Stephen, please excuse my slow response. These are awesome questions; let me see if I can pull this all together without infodumping. Hopefully this makes sense to you.
Terms/Mapping:
timeline = the domain’s canonical, append-only log of signals. Effectively a global stream of commands and resulting domain events.
Topic = decision-making observer; in orthodox ES terms, closest to a policy handler / process manager, and sometimes saga-like
Query = projection / read model
Flow = an instance of Topic/Query
Route = the routing rule that decides which Flow instances should observe an event.
{FlowKey}-checkpoint = the checkpoint stream for a Flow instance, storing the serialized flow state plus checkpoint metadata such as position, error position/message, and done status.
{FlowKey}-routes = a per-flow linkTo stream which acts like the observer’s inbox
The ESDB JS projection named resume is specifically a coordination projection. It watches timeline plus *-checkpoint, fans events out into *-routes, tracks scheduled work, and outputs something like { checkpoint, routes, schedule }
When I boot up my framework, I kick off a “resume” process for each Flow. I ask the resume projection which flows still have pending work, and then each of those flows resumes from its own {FlowKey}-routes stream after its checkpoint. So the normal steady-state recovery story is actually fine.

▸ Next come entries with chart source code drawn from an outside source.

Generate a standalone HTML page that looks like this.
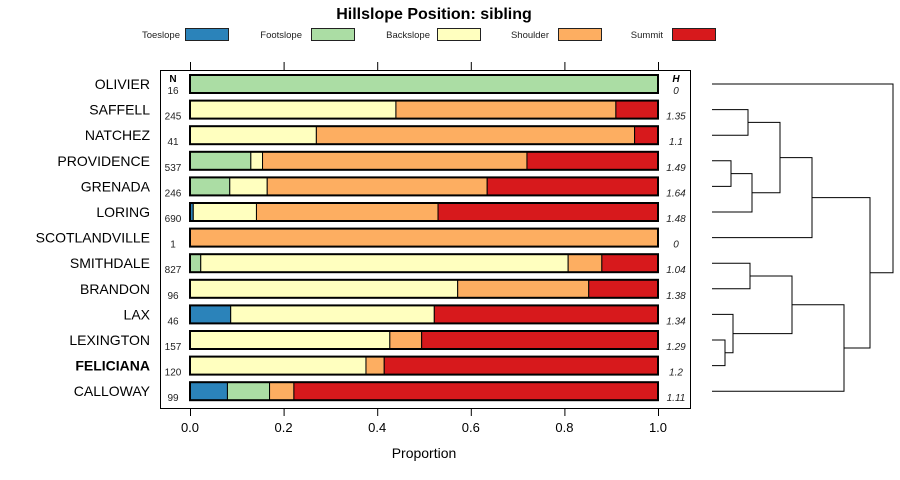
<!DOCTYPE html>
<html><head><meta charset="utf-8"><style>
body{margin:0;background:#fff;}
svg{display:block;font-family:"Liberation Sans",sans-serif;}
</style></head><body>
<svg id="c" width="900" height="480"></svg>
<script>
const categories=["OLIVIER","SAFFELL","NATCHEZ","PROVIDENCE","GRENADA","LORING","SCOTLANDVILLE","SMITHDALE","BRANDON","LAX","LEXINGTON","FELICIANA","CALLOWAY"];
const seriesNames=["Toeslope","Footslope","Backslope","Shoulder","Summit"];
const toeslope=[0,0,0,0,0,0.007,0,0,0,0.087,0,0,0.08];
const footslope=[1,0,0,0.13,0.085,0,0,0.023,0,0,0,0,0.09];
const backslope=[0,0.44,0.27,0.025,0.08,0.135,0,0.785,0.572,0.435,0.427,0.376,0];
const shoulder=[0,0.47,0.68,0.565,0.47,0.388,1,0.072,0.28,0,0.068,0.039,0.052];
const summit=[0,0.09,0.05,0.28,0.365,0.47,0,0.12,0.148,0.478,0.505,0.585,0.778];
const nValues=["16","245","41","537","246","690","1","827","96","46","157","120","99"];
const hValues=["0","1.35","1.1","1.49","1.64","1.48","0","1.04","1.38","1.34","1.29","1.2","1.11"];
const tickValues=[0,0.2,0.4,0.6,0.8,1];
const tickLabels=["0.0","0.2","0.4","0.6","0.8","1.0"];
const colors=["#2B83BA","#ABDDA4","#FFFFBF","#FDAE61","#D7191C"];
const NS="http://www.w3.org/2000/svg";
const svgRoot=document.getElementById("c");
function el(t,a,p){const e=document.createElementNS(NS,t);for(const k in a)e.setAttribute(k,a[k]);(p||svgRoot).appendChild(e);return e;}
const xS=v=>190+v*468;
const yS=i=>84+i*25.6;
const titleEl=el("text",{x:434,y:19,"text-anchor":"middle","font-size":16,"font-weight":"bold"});titleEl.textContent="Hillslope Position: sibling";


const legTextEnd=[180,302,430,549,663];
const legBoxX=[185,311,437,558,672];
seriesNames.forEach((n,i)=>{
 const g=el("g",{});
 
 
 const tx=el("text",{x:legTextEnd[i],y:38,"text-anchor":"end","font-size":9.5,fill:"#222"},g);tx.textContent=n;
 el("rect",{x:legBoxX[i]+0.5,y:28.5,width:43,height:12,fill:colors[i],stroke:"#222","stroke-width":1},g);
});
const fr=el("rect",{x:160.5,y:70.5,width:530,height:338,fill:"none",stroke:"#000"});


tickValues.forEach((v,i)=>{
 const x=xS(v)+0.5;
 el("line",{x1:x,x2:x,y1:62,y2:70,stroke:"#000"});
 el("line",{x1:x,x2:x,y1:409,y2:416,stroke:"#000"});
 const tl=el("text",{x:xS(v),y:432,"text-anchor":"middle","font-size":13});tl.textContent=tickLabels[i];
 
 
});
const xt=el("text",{x:424,y:458,"text-anchor":"middle","font-size":14});xt.textContent="Proportion";


const nh=el("text",{x:173,y:82,"text-anchor":"middle","font-size":10,"font-weight":"bold"});nh.textContent="N";
const hh=el("text",{x:676,y:82,"text-anchor":"middle","font-size":10,"font-weight":"bold","font-style":"italic"});hh.textContent="H";
const series=[toeslope,footslope,backslope,shoulder,summit];
categories.forEach((c,i)=>{
 const y=yS(i);
 const lab=el("text",{x:150,y:y+5,"text-anchor":"end","font-size":14,"font-weight":c==="FELICIANA"?"bold":"normal"});lab.textContent=c;
 
 
 const nt=el("text",{x:173,y:y+10,"text-anchor":"middle","font-size":10,fill:"#222"});nt.textContent=nValues[i];
 const ht=el("text",{x:676,y:y+10,"text-anchor":"middle","font-size":10,"font-style":"italic",fill:"#222"});ht.textContent=hValues[i];
 let cum=0;
 series.forEach((s,j)=>{
  const v=s[i];if(v<=0)return;
  const r=el("rect",{x:xS(cum),y:y-9,width:xS(cum+v)-xS(cum),height:18,fill:colors[j],stroke:"#000","stroke-width":1});
  
  
  cum+=v;
 });
 el("rect",{x:xS(0),y:y-9,width:xS(1)-xS(0),height:18,fill:"none",stroke:"#000","stroke-width":2});
});
const dg=el("g",{fill:"none",stroke:"#000","stroke-width":1});


const leafX=712;
function leaf(i){return {x:leafX,y:yS(i)};}
function join(a,b,h){el("path",{d:`M${a.x},${a.y}H${h}V${b.y}H${b.x}`},dg);return {x:h,y:(a.y+b.y)/2};}
const sn=join(leaf(1),leaf(2),748);
const pg=join(leaf(3),leaf(4),731);
const pgl=join(pg,leaf(5),752);
const a1=join(sn,pgl,780);
const a2=join(a1,leaf(6),812);
const sb=join(leaf(7),leaf(8),750);
const lf=join(leaf(10),leaf(11),725);
const llf=join(leaf(9),lf,733);
const b1=join(sb,llf,792);
const b2=join(b1,leaf(12),844);
const rootJoin=join(a2,b2,870);
join(leaf(0),rootJoin,893);
</script>
</body></html>
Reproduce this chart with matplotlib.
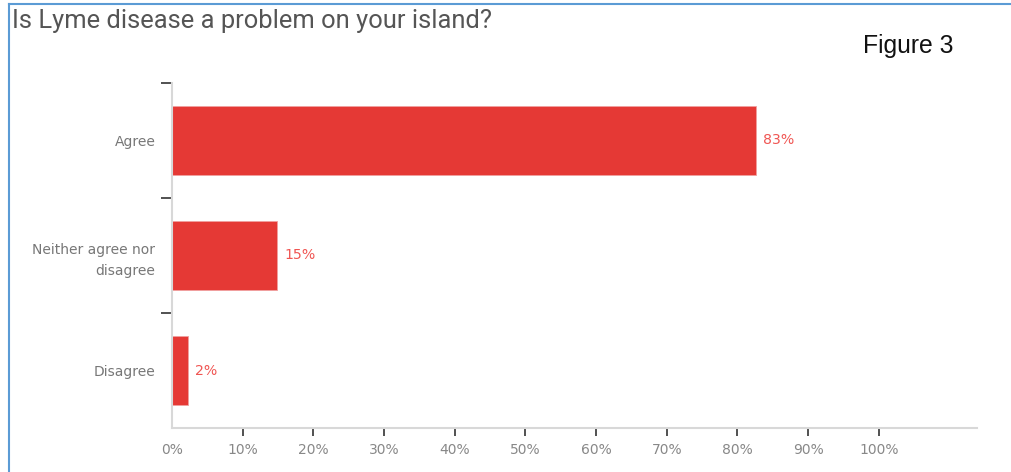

The expensive part is only when I have to reset/rebuild the resume projection itself, because that one has to re-read the full global timeline to reconstruct all route streams and pending checkpoints.
To answer your second question directly: here is a representative slice of the business workflow. A recent chain looked like this:
Position Type
#1914631 UpdateScanRegistry (<-- that is a command included in the event timeline, I believe that is non-orthodox behavior)
#1914632 ScanRegistered
#1914647 NewImageDetected
#1914666 ClientIdentified
#1914667 ScanCompleted
Routing:
Here is the same chain with actual routing behavior.
#1914631 UpdateScanRegistry
This is the external input. In ES terms, this is the command-ish ingress point from outside the bounded context. It contains 18 potential new images.
#1914632 ScanRegistered
UpdateScanRegistry routed to the Topic: SmartScanner, which will emit one ScanRegistered per valid scan in the command.
#1914647 NewImageDetected
This one was for user ajohnston.
This event routed to three observers:
- ScanActivityQuery|ajohnston (multi instance)
- ShiftScheduleTopic (single instance)
- ClientClassifierTopic (single instance)
For this one event, the downstream processing looks like this:
Stream Name: ScanActivityQuery|ajohnston-routes
The route stream contains links like:
-> #1914648 NewImageDetected
-> #1914647 NewImageDetected
-> #1914644 NewImageDetected
So that stream is basically the observer-specific inbox/history for that one projection instance.
Stream Name: ShiftScheduleTopic-routes
This is a process / policy branch, not a read model. It watches the sequence of scans across operators to infer when they take breaks and lunch time. In code, if the gap is large enough, it emits TimeOffTask events which then get routed downstream to TimeOnTaskQuery|ajohnston.
Checkpointing:
The checkpoint stream is the consumer offset + serialized state for a given Flow (e.g. ShiftScheduleTopic-checkpoint, ScanActivityQuery|{instance}-checkpoint).
The lifecycle is:
An event is appended to timeline.
The JS resume projection links that event to every relevant {FlowKey}-routes stream.
A Topic or Query on the client consumes its routed events.
After it successfully processes them, they write a checkpoint event to {FlowKey}-checkpoint (maxCount = 1)
So the checkpoint is produced by the flow host after successful handling, not by the projection itself.
As a simple example:
#1914667 NewImageDetected gets linked into:
ClientImageList|{ClientKey}-routes
Then that observer runs independently.
For example, ClientImageList:
- reads the routed
NewImageDetected
- updates its in-memory/query state
- then writes a checkpoint to
ClientImageList|{ClientKey}-checkpoint
Let me know if more information would help here, as I don’t want to fill the page up with too much of my ramblings.
Where I’m at conceptually right now:
Your first question is the same one I’m asking myself: if this projection is only about restart/resume, then old completed work should not matter conceptually. Resetting the resume projection is expensive because it replays my entire global timeline log, which is a “one-time” cost to make all the checkpointing function as described.
The thing holding me back from simply relying on checkpoints and scavenging timeline is that I need to retain the events for at least 6 months for auditing, historical analysis, etc… I have unlimited disk drive space to store them on, so that’s not a problem; it may be that I need to migrate events out to a “cold storage” timeline periodically. I just don’t know what other people normally do in this situation.